Start of Source material

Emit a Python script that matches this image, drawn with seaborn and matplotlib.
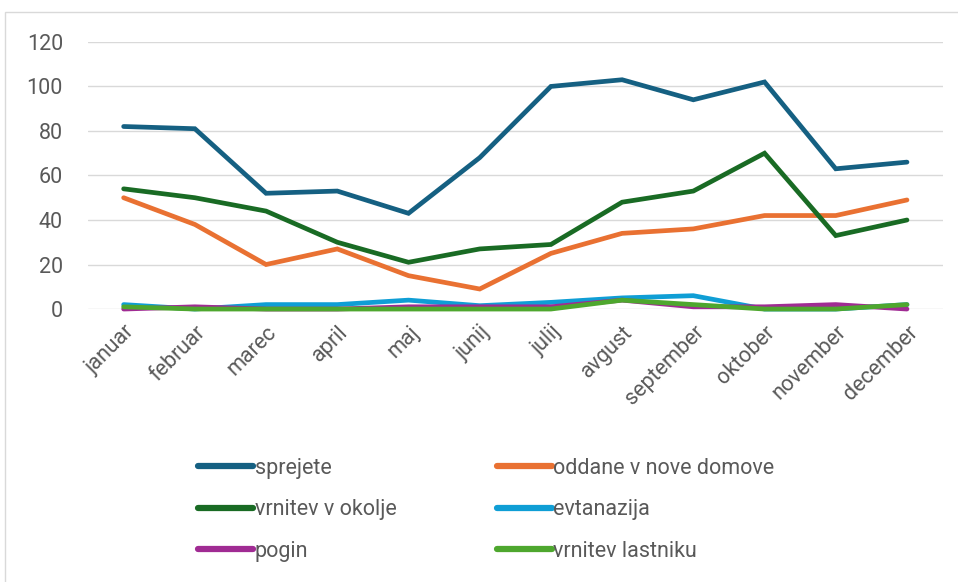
import pandas as pd
import matplotlib.pyplot as plt
import seaborn as sns
from matplotlib.patches import Rectangle

# Data
months = ["januar", "februar", "marec", "april", "maj", "junij", "julij",
          "avgust", "september", "oktober", "november", "december"]
sprejete = [82, 81, 52, 53, 43, 68, 100, 103, 94, 102, 63, 66]
oddane = [50, 38, 20, 27, 15, 9, 25, 34, 36, 42, 42, 49]
vrnitev_okolje = [54, 50, 44, 30, 21, 27, 29, 48, 53, 70, 33, 40]
evtanazija = [2, 0, 2, 2, 4, 1.5, 3, 5, 6, 0, 0, 2]
pogin = [0, 1, 0, 0, 1, 1, 1, 4, 1, 1, 2, 0]
vrnitev_lastniku = [1, 0, 0, 0, 0, 0, 0, 4, 2, 0, 0, 2]

series = {
    "sprejete": sprejete,
    "oddane v nove domove": oddane,
    "vrnitev v okolje": vrnitev_okolje,
    "evtanazija": evtanazija,
    "pogin": pogin,
    "vrnitev lastniku": vrnitev_lastniku,
}
colors = {
    "sprejete": "#156082",
    "oddane v nove domove": "#E97132",
    "vrnitev v okolje": "#196B24",
    "evtanazija": "#0F9ED5",
    "pogin": "#A02B93",
    "vrnitev lastniku": "#4EA72E",
}

rows = []
for name, vals in series.items():
    for m, v in zip(months, vals):
        rows.append({"mesec": m, "stevilo": v, "serija": name})
df = pd.DataFrame(rows)

sns.set_style("white")
plt.rcParams["font.family"] = ["Roboto", "DejaVu Sans"]

fig = plt.figure(figsize=(9.58, 5.82), dpi=100)
ax = fig.add_axes([0.0919, 0.469, 0.892, 0.459])

sns.lineplot(data=df, x="mesec", y="stevilo", hue="serija", palette=colors,
             linewidth=3.4, sort=False, ax=ax, legend=False)
for ln in ax.lines:
    ln.set_clip_on(False)
    ln.set_solid_capstyle("round")
    ln.set_solid_joinstyle("miter")

ax.set_xlim(-0.5, 11.5)
ax.set_ylim(0, 120)
ax.set_yticks(range(0, 121, 20))
ax.yaxis.grid(True, color="#D9D9D9", linewidth=1.0)
ax.set_axisbelow(True)
for s in ax.spines.values():
    s.set_visible(False)
ax.set_xlabel("")
ax.set_ylabel("")
ax.tick_params(axis="both", length=0, labelsize=15.5, colors="#595959")
ax.tick_params(axis="y", pad=18)
ax.tick_params(axis="x", pad=9)
plt.setp(ax.get_xticklabels(), rotation=45, ha="right", rotation_mode="anchor")

# legend, filled column-wise so the rows read like the reference
order = ["sprejete", "vrnitev v okolje", "pogin",
         "oddane v nove domove", "evtanazija", "vrnitev lastniku"]
handles = [plt.Line2D([], [], color=colors[n], linewidth=4.5, solid_capstyle="round")
           for n in order]
fig.legend(handles, order, loc="upper left", bbox_to_anchor=(0.198, 0.228),
           ncol=2, frameon=False, fontsize=15.5, labelcolor="#595959",
           handlelength=2.55, handletextpad=0.08, columnspacing=4.65,
           labelspacing=0.95, borderaxespad=0)

# outer chart border
fig.patches.append(Rectangle((5 / 958, -0.01), 1.0, 1 - 12 / 582 + 0.01,
                             transform=fig.transFigure, fill=False,
                             edgecolor="#D9D9D9", linewidth=1.0))

fig.savefig("out.png", dpi=100)
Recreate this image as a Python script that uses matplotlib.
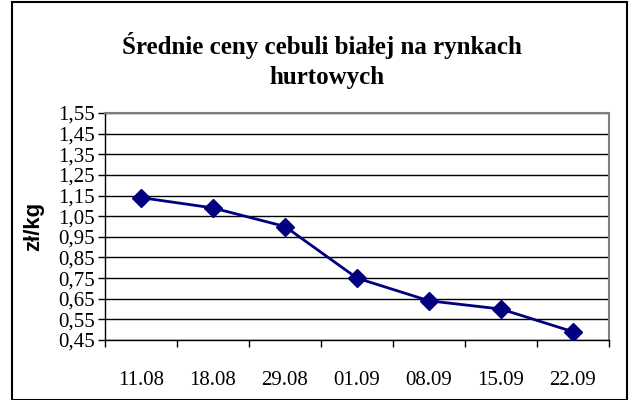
import matplotlib.pyplot as plt
import numpy as np
from matplotlib.patches import Rectangle

dates = ["11.08", "18.08", "29.08", "01.09", "08.09", "15.09", "22.09"]
prices = [1.14, 1.09, 1.00, 0.75, 0.64, 0.60, 0.49]
yticks = [0.45, 0.55, 0.65, 0.75, 0.85, 0.95, 1.05, 1.15, 1.25, 1.35, 1.45, 1.55]

fig = plt.figure(figsize=(6.29, 4.0), dpi=100)
ax = fig.add_axes([105/629, 1 - 340/400, 504/629, 227/400])

x = np.arange(len(dates))
ax.plot(x, prices, color='#000080', lw=2, marker='D', ms=9, zorder=3)

ax.set_xlim(-0.5, len(dates) - 0.5)
ax.set_ylim(0.45, 1.55)
ax.set_yticks(yticks)
ax.set_yticklabels([f"{v:.2f}".replace('.', ',') for v in yticks],
                   family='Liberation Serif', fontsize=15)
ax.set_xticks(x)
ax.set_xticklabels(dates, family='Liberation Serif', fontsize=15)
ax.set_xticks(np.arange(len(dates) + 1) - 0.5, minor=True)
ax.tick_params(axis='x', which='major', length=0, pad=22)
ax.tick_params(axis='x', which='minor', length=5, width=1, color='black')
ax.tick_params(axis='y', length=5, width=1, pad=2, color='black')

ax.grid(axis='y', color='black', lw=1)
ax.set_axisbelow(True)
for s in ['left', 'bottom']:
    ax.spines[s].set_color('black')
    ax.spines[s].set_linewidth(1)
for s in ['top', 'right']:
    ax.spines[s].set_color('#808080')
    ax.spines[s].set_linewidth(1.5)

ax.set_ylabel("zł/kg", family='Liberation Sans', fontweight='bold', fontsize=16)
ax.yaxis.set_label_coords(-0.12, 0.5)

fig.text(322/629, 1 - 54/400, "Średnie ceny cebuli białej na rynkach",
         ha='center', va='baseline', family='Liberation Serif', fontweight='bold', fontsize=18)
fig.text(327/629, 1 - 84/400, "hurtowych",
         ha='center', va='baseline', family='Liberation Serif', fontweight='bold', fontsize=18)

fig.patches.append(Rectangle((12/629, 0.5/400), 615/629, 398/400, transform=fig.transFigure,
                             fill=False, edgecolor='black', lw=1.5))

fig.savefig("out.png", dpi=100)
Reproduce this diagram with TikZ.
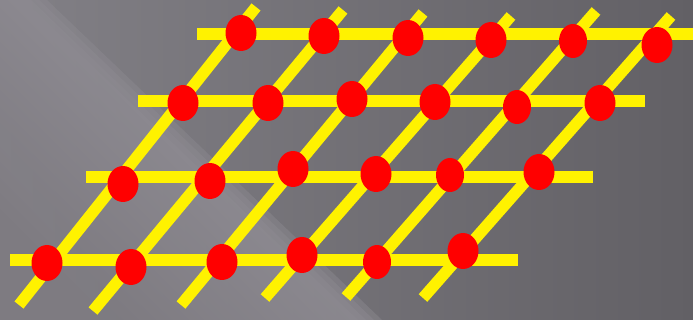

End of Source material

### Problem to work on
Your task is to restate word for word the lines from the top of the data to the line containing "ax = fig.add_axes([0.0919, 0.469, 0.892, 0.459])", both ends included, with every picture left out.

### Output below
Emit a Python script that matches this image, drawn with seaborn and matplotlib.
import pandas as pd
import matplotlib.pyplot as plt
import seaborn as sns
from matplotlib.patches import Rectangle

# Data
months = ["januar", "februar", "marec", "april", "maj", "junij", "julij",
          "avgust", "september", "oktober", "november", "december"]
sprejete = [82, 81, 52, 53, 43, 68, 100, 103, 94, 102, 63, 66]
oddane = [50, 38, 20, 27, 15, 9, 25, 34, 36, 42, 42, 49]
vrnitev_okolje = [54, 50, 44, 30, 21, 27, 29, 48, 53, 70, 33, 40]
evtanazija = [2, 0, 2, 2, 4, 1.5, 3, 5, 6, 0, 0, 2]
pogin = [0, 1, 0, 0, 1, 1, 1, 4, 1, 1, 2, 0]
vrnitev_lastniku = [1, 0, 0, 0, 0, 0, 0, 4, 2, 0, 0, 2]

series = {
    "sprejete": sprejete,
    "oddane v nove domove": oddane,
    "vrnitev v okolje": vrnitev_okolje,
    "evtanazija": evtanazija,
    "pogin": pogin,
    "vrnitev lastniku": vrnitev_lastniku,
}
colors = {
    "sprejete": "#156082",
    "oddane v nove domove": "#E97132",
    "vrnitev v okolje": "#196B24",
    "evtanazija": "#0F9ED5",
    "pogin": "#A02B93",
    "vrnitev lastniku": "#4EA72E",
}

rows = []
for name, vals in series.items():
    for m, v in zip(months, vals):
        rows.append({"mesec": m, "stevilo": v, "serija": name})
df = pd.DataFrame(rows)

sns.set_style("white")
plt.rcParams["font.family"] = ["Roboto", "DejaVu Sans"]

fig = plt.figure(figsize=(9.58, 5.82), dpi=100)
ax = fig.add_axes([0.0919, 0.469, 0.892, 0.459])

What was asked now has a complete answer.